The Austens all liked Pride and Prejudice. Jane read the book aloud to her niece Fanny Knight, who was often at Chawton. "[Aunt Jane] & I had a delicious morning together," Fanny noted in her diary. Charles Austen wrote that some of his naval-officer friends had read and enjoyed it. Jane tried to confine knowledge of her authorship to family and close friends, but word was getting out. "The Secret has spread so far as to be scarcely the Shadow of a secret now!" she wrote to Frank Austen. Their brother Henry had the toughest time keeping mum. More than once, Jane continued, Henry has heard people praise Pride and Prejudice, "& what does he do in the warmth of his Brotherly vanity and Love, but immediately tell them who wrote it!"


Readers who are familiar with Austen's work may feel impatient upon encountering Reef's summaries of the novels, but the intended teen audience is likely to appreciate the way these tie the chronology of Austen's life as a writer together.

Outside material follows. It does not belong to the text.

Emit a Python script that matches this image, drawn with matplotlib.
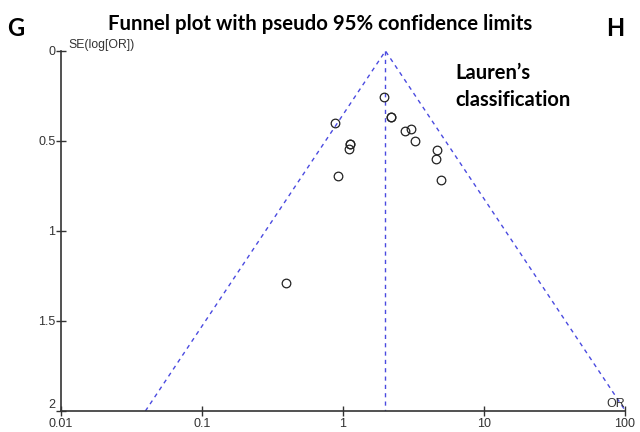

Reef also includes a number of relevant images, ranging from the only known portrait of Jane (supposedly a poor likeness) to a still from the Keira Knightley P&P. The author threads her account with notes about the culture and the era, all of which make it that much easier to understand Jane. She explains, for instance, how much the Georgians loved Bath—although Jane did not. And she describes the etiquette required from a young woman dealing with a suitor before noting that "Jane and [one-time suitor] Tom skirted the rules of decorum, attracting the attention of their elders."

I very much enjoyed getting a better picture of Jane Austen, the person, as I read Catherine Reef's clear, pleasant account (155 pages plus references). For anyone who loves Pride and Prejudice—the book or the movie—and certainly for the older child or teen doing an author report on this famous writer, Jane Austen: A Life Revealed, is a book worth reading.